Utility availability, interconnection timelines, and self-generation strategies are the gating factors. Inside the data hall, the challenge is configuration. And that, too, is evolving.
Altizer described a landscape of competing approaches: different UPS strategies, battery placements, generator configurations, and even early discussions about shifting from AC to DC distribution.
One potential future path simplifies the stack dramatically, moving from traditional layered systems to a direct DC bus feeding the racks. The industry isn’t there yet, but the direction reflects a broader push toward simplification under extreme density.
Designing for an Uncertain Demand Curve
When asked how to design infrastructure for an uncertain AI demand curve, Altizer answered candidly.
“If I could answer that question, I think I could make a gazillion dollars.”
Historically, colocation providers built highly adaptable facilities to hedge against demand shifts.
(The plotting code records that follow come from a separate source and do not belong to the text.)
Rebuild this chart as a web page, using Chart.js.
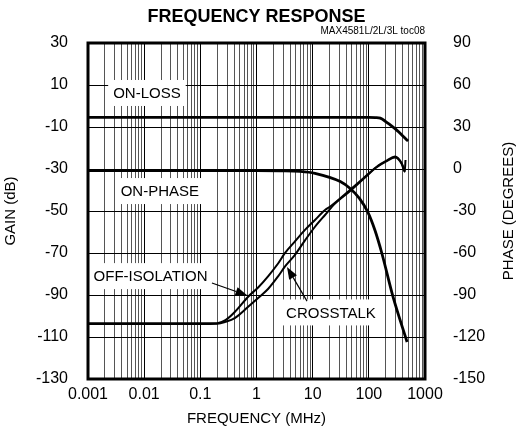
<!DOCTYPE html>
<html>
<head>
<meta charset="utf-8">
<script src="https://cdn.jsdelivr.net/npm/chart.js@4.4.1/dist/chart.umd.min.js"></script>
<style>
html, body { margin: 0; padding: 0; background: #fff; }
#wrap { width: 521px; height: 443px; }
</style>
</head>
<body>
<div id="wrap"><canvas id="freqChart" width="521" height="443"></canvas></div>
<script>
// axis ticks
const freqTickLabels = ["0.001", "0.01", "0.1", "1", "10", "100", "1000"];
const gainTicks = [-130, -110, -90, -70, -50, -30, -10, 10, 30];
const phaseTicks = [-150, -120, -90, -60, -30, 0, 30, 60, 90];

// ON-LOSS (gain, dB)
const onLossFreq = [0.001, 0.01, 0.1, 1, 10, 100, 130, 160, 200, 240, 300, 360, 430, 500];
const onLossGain = [-5.4, -5.4, -5.4, -5.4, -5.4, -5.4, -5.5, -5.8, -7.4, -9, -11, -13, -15, -16.7];

// ON-PHASE (phase, degrees)
const onPhaseFreq = [0.001, 0.1, 1, 2.6, 6, 11, 31, 46, 68, 95, 128, 170, 270, 480];
const onPhase = [-1.2, -1.2, -1.2, -1.3, -1.7, -3.1, -9, -13.8, -21, -30.5, -43.6, -60, -91.4, -123.6];

// OFF-ISOLATION (gain, dB)
const offIsoFreq = [0.001, 0.01, 0.1, 0.2, 0.28, 0.41, 0.71, 1.08, 1.62, 2.44, 3.2, 4.8, 7.3, 11, 16.6, 20.3, 46, 80, 138, 208, 292, 385, 441];
const offIso = [-103.5, -103.5, -103.5, -103.4, -102, -98.1, -90.8, -86.3, -81, -74.9, -70.1, -64.6, -59, -54.3, -49.5, -48, -40, -34.4, -28.9, -26, -24.1, -27.3, -31.3];

// CROSSTALK (gain, dB)
const xtalkFreq = [0.001, 0.01, 0.1, 0.2, 0.28, 0.41, 0.71, 1.08, 1.62, 2.44, 3.2, 4.8, 7.3, 11, 16.6, 25, 46, 80, 138, 208, 292, 385, 435, 450];
const xtalk = [-103.8, -103.8, -103.8, -103.7, -102.8, -101, -95.6, -91.3, -87, -81, -76.5, -71, -64, -57.5, -51.9, -46.5, -40.6, -34.8, -29.2, -26.3, -24.5, -27.6, -31.3, -25.7];

// text labels and arrows (frequency, gain)
const labelNotes = [
    { text: "ON-LOSS", f: 0.0112, v: 6.2 },
    { text: "ON-PHASE", f: 0.019, v: -40.5 },
    { text: "OFF-ISOLATION", f: 0.013, v: -81 },
    { text: "CROSSTALK", f: 21.2, v: -98.3 }
];
const arrowNotes = [
    { from: [0.161, -84.3], to: [0.69, -90.2] },
    { from: [7.93, -92.9], to: [3.49, -76.7] }
];

const FAMILY = "'Liberation Sans', Arial, sans-serif";
const tickFont = { family: FAMILY, size: 16 };
const titleFont = { family: FAMILY, size: 15 };

const pts = (fs, vs) => fs.map((f, i) => ({ x: f, y: vs[i] }));

const isDecade = v => Math.abs(Math.log10(v) - Math.round(Math.log10(v))) < 1e-6;

// grid positions 1..9 in every decade
const xGrid = [];
for (let e = -3; e < 3; e++) {
    for (let d = 1; d < 10; d++) xGrid.push(+(d * Math.pow(10, e)).toPrecision(6));
}
xGrid.push(1000);

const notesPlugin = {
    id: "notes",
    beforeDatasetsDraw(chart) {
        const ctx = chart.ctx;
        const xs = chart.scales.x, ys = chart.scales.gain;
        ctx.save();
        ctx.font = "15px " + FAMILY;
        ctx.textAlign = "center";
        ctx.textBaseline = "middle";
        labelNotes.forEach(n => {
            const cx = xs.getPixelForValue(n.f);
            const cy = ys.getPixelForValue(n.v);
            const w = ctx.measureText(n.text).width;
            ctx.fillStyle = "#fff";
            ctx.fillRect(cx - w / 2 - 5, cy - 13, w + 10, 26);
            ctx.fillStyle = "#000";
            ctx.fillText(n.text, cx, cy + 1);
        });
        ctx.restore();
    },
    afterDatasetsDraw(chart) {
        const ctx = chart.ctx;
        const a = chart.chartArea;
        const xs = chart.scales.x, ys = chart.scales.gain;
        ctx.save();
        ctx.strokeStyle = "#000";
        ctx.fillStyle = "#000";
        ctx.lineWidth = 1.2;
        arrowNotes.forEach(n => {
            const x0 = xs.getPixelForValue(n.from[0]), y0 = ys.getPixelForValue(n.from[1]);
            const x1 = xs.getPixelForValue(n.to[0]), y1 = ys.getPixelForValue(n.to[1]);
            const ang = Math.atan2(y1 - y0, x1 - x0);
            const len = 12, hw = 4.5;
            const bx = x1 - len * Math.cos(ang), by = y1 - len * Math.sin(ang);
            ctx.beginPath();
            ctx.moveTo(x0, y0);
            ctx.lineTo(bx, by);
            ctx.stroke();
            ctx.beginPath();
            ctx.moveTo(x1, y1);
            ctx.lineTo(bx + hw * Math.sin(ang), by - hw * Math.cos(ang));
            ctx.lineTo(bx - hw * Math.sin(ang), by + hw * Math.cos(ang));
            ctx.closePath();
            ctx.fill();
        });
        ctx.lineWidth = 3;
        ctx.strokeRect(a.left, a.top, a.right - a.left, a.bottom - a.top);
        ctx.restore();
    },
    afterDraw(chart) {
        const ctx = chart.ctx;
        const a = chart.chartArea;
        ctx.save();
        ctx.font = "15px " + FAMILY;
        ctx.fillStyle = "#000";
        ctx.textAlign = "center";
        ctx.textBaseline = "middle";
        ctx.translate(chart.width - 12, (a.top + a.bottom) / 2);
        ctx.rotate(-Math.PI / 2);
        ctx.fillText("PHASE (DEGREES)", 0, 0);
        ctx.restore();
    }
};

const lineStyle = {
    borderColor: "#000",
    borderWidth: 2.8,
    pointRadius: 0,
    fill: false,
    cubicInterpolationMode: "monotone"
};

new Chart(document.getElementById("freqChart"), {
    type: "line",
    data: {
        datasets: [
            { ...lineStyle, label: "ON-LOSS", data: pts(onLossFreq, onLossGain), yAxisID: "gain" },
            { ...lineStyle, label: "ON-PHASE", data: pts(onPhaseFreq, onPhase), yAxisID: "phase" },
            { ...lineStyle, label: "OFF-ISOLATION", borderWidth: 2, data: pts(offIsoFreq, offIso), yAxisID: "gain" },
            { ...lineStyle, label: "CROSSTALK", borderWidth: 2, data: pts(xtalkFreq, xtalk), yAxisID: "gain" }
        ]
    },
    options: {
        responsive: false,
        animation: false,
        layout: { padding: 0 },
        plugins: {
            legend: { display: false },
            tooltip: { enabled: false },
            title: {
                display: true,
                text: "FREQUENCY RESPONSE",
                fullSize: false,
                color: "#000",
                font: { family: FAMILY, size: 18, weight: "bold", lineHeight: 0.8 },
                padding: { top: 9.6, bottom: 0 }
            },
            subtitle: {
                display: true,
                text: "MAX4581L/2L/3L toc08",
                fullSize: false,
                align: "end",
                color: "#000",
                font: { family: FAMILY, size: 10, lineHeight: 1 },
                padding: { top: 2, bottom: 7 }
            }
        },
        scales: {
            x: {
                type: "logarithmic",
                position: "bottom",
                min: 0.001,
                max: 1000,
                afterBuildTicks: s => { s.ticks = xGrid.map(v => ({ value: v })); },
                afterFit: s => { s.height = 64; },
                ticks: {
                    autoSkip: false,
                    maxRotation: 0,
                    minRotation: 0,
                    padding: 6,
                    color: "#000",
                    font: tickFont,
                    callback: v => isDecade(v) ? freqTickLabels[Math.round(Math.log10(v)) + 3] : ""
                },
                grid: {
                    drawTicks: false,
                    lineWidth: 1,
                    color: c => (c.tick && isDecade(c.tick.value)) ? "#000" : "#555"
                },
                border: { display: false },
                title: {
                    display: true,
                    text: "FREQUENCY (MHz)",
                    color: "#000",
                    font: titleFont,
                    padding: { top: 0, bottom: 15 }
                }
            },
            gain: {
                type: "linear",
                position: "left",
                min: -130,
                max: 30,
                afterBuildTicks: s => { s.ticks = gainTicks.map(v => ({ value: v })); },
                afterFit: s => { s.width = 88; },
                ticks: { padding: 20, color: "#000", font: tickFont },
                grid: { drawTicks: false, color: "#000", lineWidth: 1 },
                border: { display: false },
                title: {
                    display: true,
                    text: "GAIN (dB)",
                    color: "#000",
                    font: titleFont,
                    padding: { top: 2, bottom: 0 }
                }
            },
            phase: {
                type: "linear",
                position: "right",
                min: -150,
                max: 90,
                afterBuildTicks: s => { s.ticks = phaseTicks.map(v => ({ value: v })); },
                afterFit: s => { s.width = 96; },
                ticks: { padding: 28, color: "#000", font: tickFont },
                grid: { display: false, drawTicks: false },
                border: { display: false }
            }
        }
    },
    plugins: [notesPlugin]
});
</script>
</body>
</html>
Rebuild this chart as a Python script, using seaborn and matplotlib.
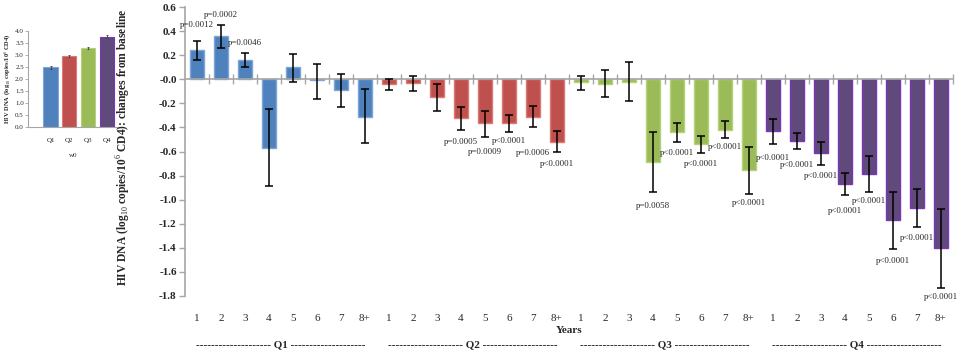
"""HIV DNA at baseline and changes from baseline by quartile"""
import numpy as np
import pandas as pd
import matplotlib
matplotlib.use("Agg")
import matplotlib.pyplot as plt
import seaborn as sns

quartiles = ["Q1", "Q2", "Q3", "Q4"]
years = ["1", "2", "3", "4", "5", "6", "7", "8+"]

# baseline (w0) levels
w0_mean = [2.48, 2.95, 3.30, 3.77]
w0_err = [0.06, 0.03, 0.03, 0.08]

# change from baseline, per quartile: mean, lower and upper error bar ends
q1_mean = [0.24, 0.36, 0.16, -0.57, 0.10, -0.01, -0.09, -0.31]
q1_lo = [0.16, 0.26, 0.10, -0.89, -0.02, -0.16, -0.23, -0.53]
q1_hi = [0.32, 0.45, 0.22, -0.25, 0.21, 0.13, 0.04, -0.08]

q2_mean = [-0.04, -0.03, -0.15, -0.32, -0.36, -0.36, -0.31, -0.52]
q2_lo = [-0.09, -0.10, -0.26, -0.42, -0.48, -0.44, -0.40, -0.60]
q2_hi = [0.00, 0.03, -0.04, -0.23, -0.26, -0.30, -0.22, -0.43]

q3_mean = [-0.02, -0.04, -0.02, -0.69, -0.44, -0.54, -0.42, -0.75]
q3_lo = [-0.09, -0.15, -0.18, -0.94, -0.52, -0.61, -0.49, -0.95]
q3_hi = [0.03, 0.08, 0.14, -0.44, -0.36, -0.47, -0.35, -0.56]

q4_mean = [-0.43, -0.51, -0.61, -0.87, -0.79, -1.17, -1.07, -1.40]
q4_lo = [-0.54, -0.58, -0.71, -0.96, -0.94, -1.41, -1.23, -1.73]
q4_hi = [-0.33, -0.45, -0.52, -0.78, -0.64, -0.94, -0.91, -1.08]

# p-value annotations: bar index (0-31), text, label centre (data units)
p_idx = [0, 1, 2, 11, 12, 13, 14, 15, 19, 20, 21, 22, 23,
         24, 25, 26, 27, 28, 29, 30, 31]
p_text = ["p=0.0012", "p=0.0002", "p=0.0046",
          "p=0.0005", "p=0.0009", "p<0.0001", "p=0.0006", "p<0.0001",
          "p=0.0058", "p<0.0001", "p<0.0001", "p<0.0001", "p<0.0001",
          "p<0.0001", "p<0.0001", "p<0.0001", "p<0.0001",
          "p<0.0001", "p<0.0001", "p<0.0001", "p<0.0001"]
p_y = [0.45, 0.53, 0.30,
       -0.52, -0.60, -0.51, -0.61, -0.70,
       -1.05, -0.61, -0.70, -0.56, -1.03,
       -0.65, -0.71, -0.80, -1.09, -1.01, -1.51, -1.32, -1.81]

fills = {"Q1": "#4F81BD", "Q2": "#C0504D", "Q3": "#9BBB59", "Q4": "#5F4A7B"}
edges = {"Q1": "#7FA5D8", "Q2": "#D77C79", "Q3": "#B5D27A", "Q4": "#7A35B8"}
axis_grey = "#A6A6A6"

means = q1_mean + q2_mean + q3_mean + q4_mean
lows = q1_lo + q2_lo + q3_lo + q4_lo
highs = q1_hi + q2_hi + q3_hi + q4_hi
df = pd.DataFrame({
    "quartile": np.repeat(quartiles, len(years)),
    "year": years * len(quartiles),
    "change": means,
})
df["key"] = df["quartile"] + "-" + df["year"]

sns.set_style("white")
plt.rcParams["font.family"] = ["Liberation Serif", "DejaVu Serif"]
plt.rcParams["mathtext.fontset"] = "custom"
plt.rcParams["mathtext.rm"] = "Liberation Serif"
plt.rcParams["mathtext.bf"] = "Liberation Serif:bold"

fig = plt.figure(figsize=(9.57, 3.52), dpi=100)

# ---- baseline inset (drawn first so it sits under the main y label) ----
ax2 = fig.add_axes([0.0293, 0.6392, 0.0950, 0.2727])
ax2.set_facecolor("none")
sns.barplot(x=quartiles, y=w0_mean, hue=quartiles, palette=fills, width=0.76,
            saturation=1, errorbar=None, legend=False, ax=ax2)
for patch, q in zip(ax2.patches, quartiles):
    patch.set_edgecolor(edges[q])
    patch.set_linewidth(0.8)
ax2.errorbar(np.arange(4), w0_mean, yerr=w0_err, fmt="none", ecolor="#404040",
             elinewidth=0.6, capsize=1, capthick=0.6)
ax2.set_xlim(-1.2, 3.65)
ax2.set_ylim(0, 4)
ax2.set_yticks(np.arange(0, 4.01, 0.5))
ax2.yaxis.set_major_formatter(matplotlib.ticker.FormatStrFormatter("%.1f"))
for s in ["top", "right"]:
    ax2.spines[s].set_visible(False)
for s in ["left", "bottom"]:
    ax2.spines[s].set_color(axis_grey)
    ax2.spines[s].set_linewidth(0.8)
ax2.tick_params(axis="y", left=True, length=2, width=0.6, color=axis_grey,
                labelsize=5, pad=1)
ax2.tick_params(axis="x", length=0, labelsize=5, pad=8)
ax2.set_xlabel("w0", fontsize=5, labelpad=7)
ax2.set_ylabel("HIV DNA (log$_{10}$ copies/10$^{6}$ CD4)", fontsize=4.6,
               fontweight="bold", labelpad=2)

# ---- main panel ----
ax = fig.add_axes([0.1933, 0.1591, 0.8025, 0.8210])
ax.set_facecolor("none")
sns.barplot(data=df, x="key", y="change", hue="quartile", order=list(df["key"]),
            palette=fills, dodge=False, width=0.6, saturation=1,
            errorbar=None, legend=False, ax=ax)
for patch, q in zip(ax.patches, df["quartile"]):
    patch.set_edgecolor(edges[q])
    patch.set_linewidth(1.0)

m = np.array(means)
ax.errorbar(np.arange(len(m)), m, yerr=[m - np.array(lows), np.array(highs) - m],
            fmt="none", ecolor="black", elinewidth=1.1, capsize=2.6,
            capthick=1.1, zorder=4)

for i, txt, y in zip(p_idx, p_text, p_y):
    ax.text(i, y, txt, ha="center", va="center", fontsize=6.4, clip_on=False)

ax.set_xlim(-0.5, len(m) - 0.5)
ax.set_ylim(-1.8, 0.6)
ax.set_yticks(np.arange(-1.8, 0.61, 0.2))
ax.yaxis.set_major_formatter(matplotlib.ticker.FormatStrFormatter("%.1f"))
for lab in ax.get_yticklabels():
    lab.set_fontweight("bold")
ax.tick_params(axis="y", left=True, direction="out", length=4, width=1,
               color=axis_grey, labelsize=8, pad=2)

for s in ["top", "right"]:
    ax.spines[s].set_visible(False)
ax.spines["left"].set_color(axis_grey)
ax.spines["left"].set_linewidth(1.2)
ax.spines["bottom"].set_position(("data", 0))
ax.spines["bottom"].set_color(axis_grey)
ax.spines["bottom"].set_linewidth(1.2)
ax.tick_params(axis="x", which="major", length=0, labelbottom=False)
ax.set_xticks(np.arange(0.5, len(m), 1), minor=True)
ax.tick_params(axis="x", which="minor", bottom=True, direction="inout",
               length=7, width=1, color=axis_grey)
ax.set_xlabel("")
ax.set_ylabel("HIV DNA (log$_{10}$ copies/10$^{6}$ CD4): changes from baseline",
              fontsize=8.3, fontweight="bold")
ax.yaxis.set_label_coords(-0.068, 0.515)

sec = ax.secondary_xaxis(-0.058)
sec.set_xticks(np.arange(len(m)), labels=years * len(quartiles))
sec.spines["bottom"].set_visible(False)
sec.tick_params(length=0, labelsize=8, pad=1)
sec.set_xlabel("Years", fontsize=8, fontweight="bold", labelpad=2)

dash = "-" * 20
for k, q in enumerate(quartiles):
    ax.text(k * len(years) + (len(years) - 1) / 2, -0.17,
            f"{dash} {q} {dash}", transform=ax.get_xaxis_transform(),
            ha="center", va="center", fontsize=8, fontweight="bold")

fig.savefig("out.png", dpi=100)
AI is pushing toward the opposite: purpose-built environments designed for specific customers and chip sets.
That model works today because revenue expectations are high, with some operators expecting to recover infrastructure costs in just a few years. But Altizer offered a note of caution, recalling the overconfidence of the dot-com era.
He stopped short of predicting a downturn, but the implication was clear: assumptions about payback periods may not hold indefinitely.
From Data Centers to Industrial Plants
By the end of the conversation, Altizer’s view of the next two to three years came into focus.
Data centers will no longer be treated as buildings. They will be treated as industrial plants.
“They’re going to look different, act different, and be maintained differently.”
If GPUs continue to displace CPUs as the dominant compute platform, infrastructure will follow. Facilities will become more specialized, more modular, and more tightly aligned with workload requirements.
Altizer is explicit about where that leads.
“I’m actually looking forward to building industrial plants, token factories.”
That may be the clearest expression of the transition underway. AI is not just increasing demand for data centers. It is redefining what a data center is.